Laura Day’s Top Ten List – Number 10: Retirement

There are some things we see over and over that are really not in your best interest.  Here’s why:

#10.  Using your 401(k) retirement funds for creditors 

The IRS tells you it is perfectly OK to “borrow” from yourself out of your retirement funds and pay it back later, even though there will be some associated fines and penalties.  Since it is your money, why not borrow from yourself now, and pay it back later when you can?

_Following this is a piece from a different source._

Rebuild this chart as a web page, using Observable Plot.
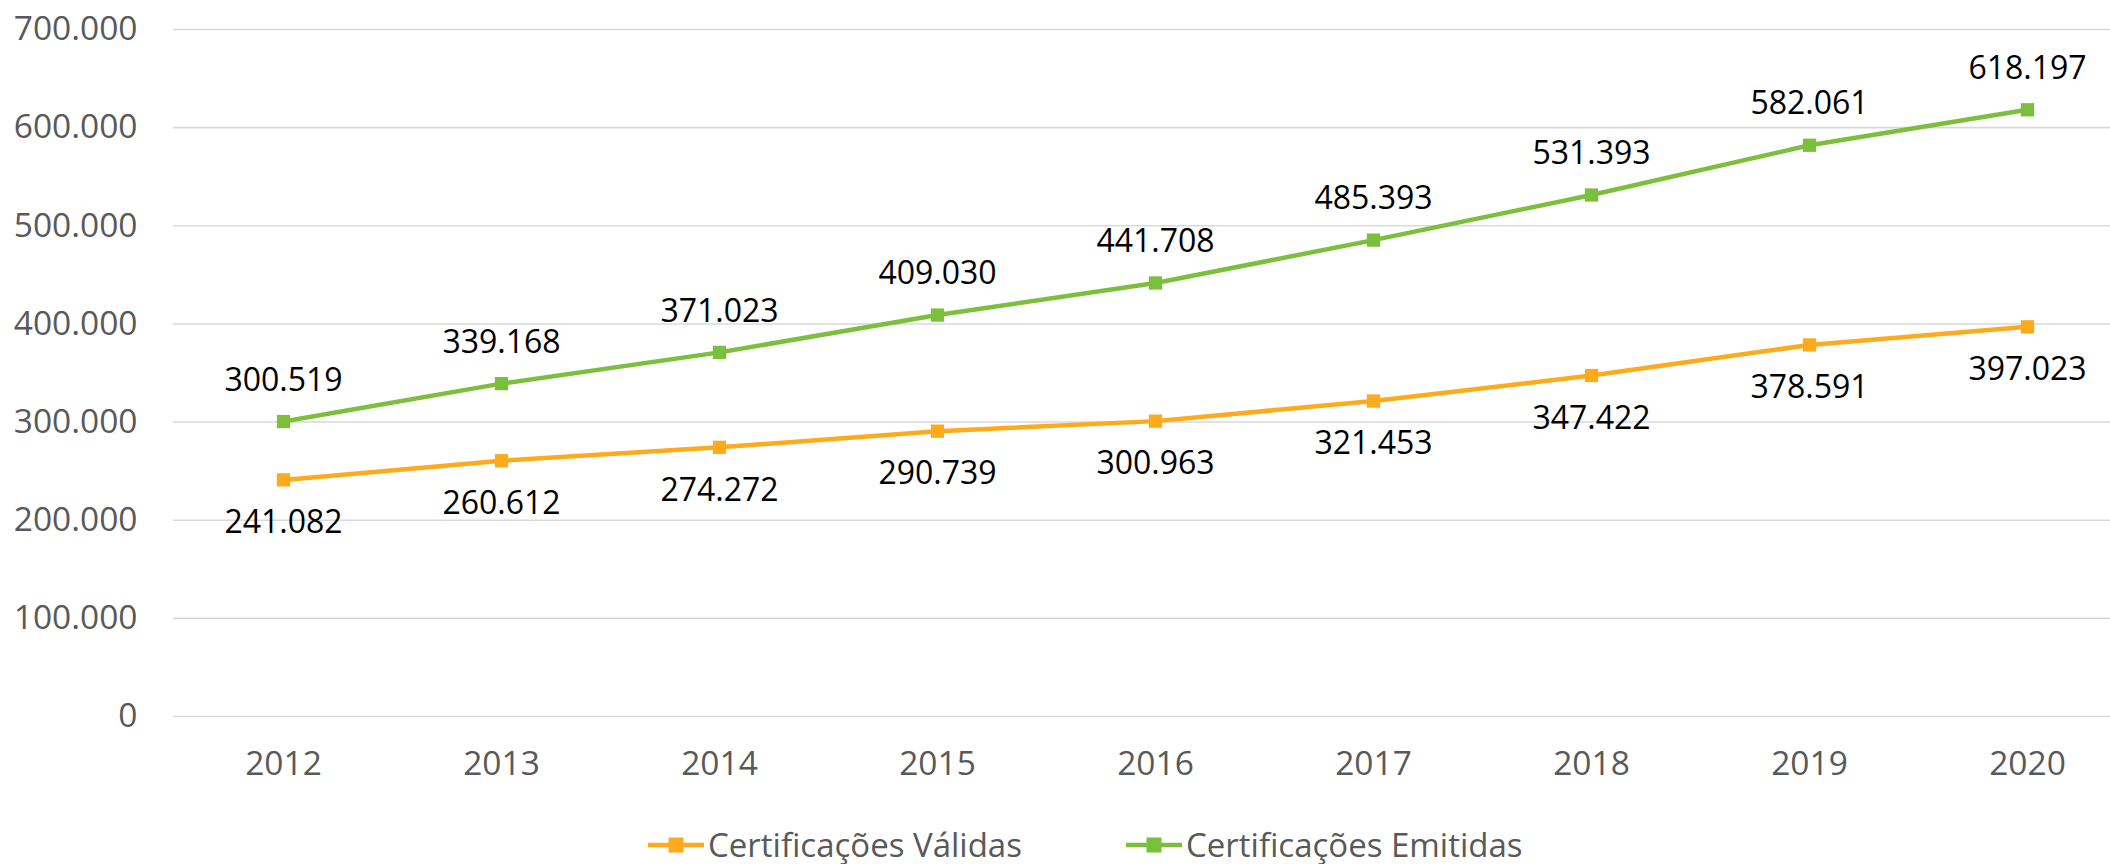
<!DOCTYPE html>
<html>
<head>
<meta charset="utf-8">
<script src="https://cdn.jsdelivr.net/npm/d3@7"></script>
<script src="https://cdn.jsdelivr.net/npm/@observablehq/plot@0.6"></script>
<style>
  html, body { margin: 0; padding: 0; background: #fff; }
  #wrap { position: relative; width: 2110px; height: 864px; font-family: "Open Sans", sans-serif; }
  #legend { position: absolute; left: 0; top: 790px; width: 2110px; height: 74px; }
  .item { position: absolute; top: 32px; display: flex; align-items: center; font-size: 33px; color: #595959; }
  .item svg { margin-right: 4px; }
</style>
</head>
<body>
<div id="wrap">
  <div id="chart"></div>
  <div id="legend"></div>
</div>
<script>
const years = ["2012","2013","2014","2015","2016","2017","2018","2019","2020"];
const validas = [241082, 260612, 274272, 290739, 300963, 321453, 347422, 378591, 397023];
const emitidas = [300519, 339168, 371023, 409030, 441708, 485393, 531393, 582061, 618197];
const seriesNames = ["Certificações Válidas", "Certificações Emitidas"];
const seriesColors = ["#FDAA1D", "#7CBF3C"];
const yTicks = [0, 100000, 200000, 300000, 400000, 500000, 600000, 700000];

const locale = d3.formatLocale({decimal: ",", thousands: ".", grouping: [3], currency: ["", ""]});
const fmt = locale.format(",d");

const data = [];
years.forEach((yr, i) => {
  data.push({year: yr, value: validas[i], series: seriesNames[0]});
});
years.forEach((yr, i) => {
  data.push({year: yr, value: emitidas[i], series: seriesNames[1]});
});
const dV = data.filter(d => d.series === seriesNames[0]);
const dE = data.filter(d => d.series === seriesNames[1]);

const chart = Plot.plot({
  width: 2110,
  height: 790,
  marginLeft: 173,
  marginRight: 0,
  marginTop: 29,
  marginBottom: 74,
  style: {fontFamily: "Open Sans, sans-serif", background: "#fff"},
  x: {type: "point", domain: years, range: [173, 2137], padding: 0.5, label: null},
  y: {domain: [0, 700000], label: null},
  color: {domain: seriesNames, range: seriesColors},
  marks: [
    Plot.gridY(yTicks, {stroke: "#d9d9d9", strokeOpacity: 1, strokeWidth: 1.6}),
    Plot.axisY(yTicks, {tickSize: 0, tickPadding: 36, tickFormat: fmt, fontSize: 33.5, fill: "#595959", label: null}),
    Plot.axisX(years, {tickSize: 0, tickPadding: 35, fontSize: 33.5, fill: "#595959", label: null}),
    Plot.line(data, {x: "year", y: "value", z: "series", stroke: "series", strokeWidth: 4.5}),
    Plot.dot(data, {x: "year", y: "value", fill: "series", symbol: "square", r: 7.5, stroke: null}),
    Plot.text(dE, {x: "year", y: "value", text: d => fmt(d.value), dy: -41, fontSize: 32, fill: "#000"}),
    Plot.text(dV, {x: "year", y: "value", text: d => fmt(d.value), dy: 43, fontSize: 32, fill: "#000"})
  ]
});
document.getElementById("chart").appendChild(chart);

const legend = document.getElementById("legend");
const lefts = [648, 1126];
seriesNames.forEach((name, i) => {
  const item = document.createElement("div");
  item.className = "item";
  item.style.left = lefts[i] + "px";
  item.innerHTML = `<svg width="56" height="20"><line x1="0" y1="10" x2="56" y2="10" stroke="${seriesColors[i]}" stroke-width="4.5"/><rect x="20.5" y="2.5" width="15" height="15" fill="${seriesColors[i]}"/></svg><span>${name}</span>`;
  legend.appendChild(item);
});
</script>
</body>
</html>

Why not?  In almost every case, the monies in your 401(k) account are fully exempt from creditors.  This means the creditors cannot ever touch that money (except for some taxing authorities on certain tax claims).  Not only will you have no money later for retirement, you will have to pay taxes, fines and penalties on early withdrawals, and at the end of the day, no matter what else happens, that money would have been there for you. Further, if you end up having to file personal bankruptcy at the end of the day anyway, repayment of 401(k) loans to your own 401(k) account are not expenses available for calculating the means test for ch 7, and under ch 13 or an individual ch 11, you will have a five-year repayment plan to creditors but repaying your own 401(k) account will not be in it.

It might on occasion be a good idea to use some 401(k) money, but only if it is part of a global strategy and global agreement that resolves all creditors issues in a settlement setting or in a bankruptcy, because the creditors acknowledge that you are agreeing to give them some value that they otherwise would not have gotten.  Otherwise, please don’t touch your exempt assets and hand them over to creditors on a piece-meal basis.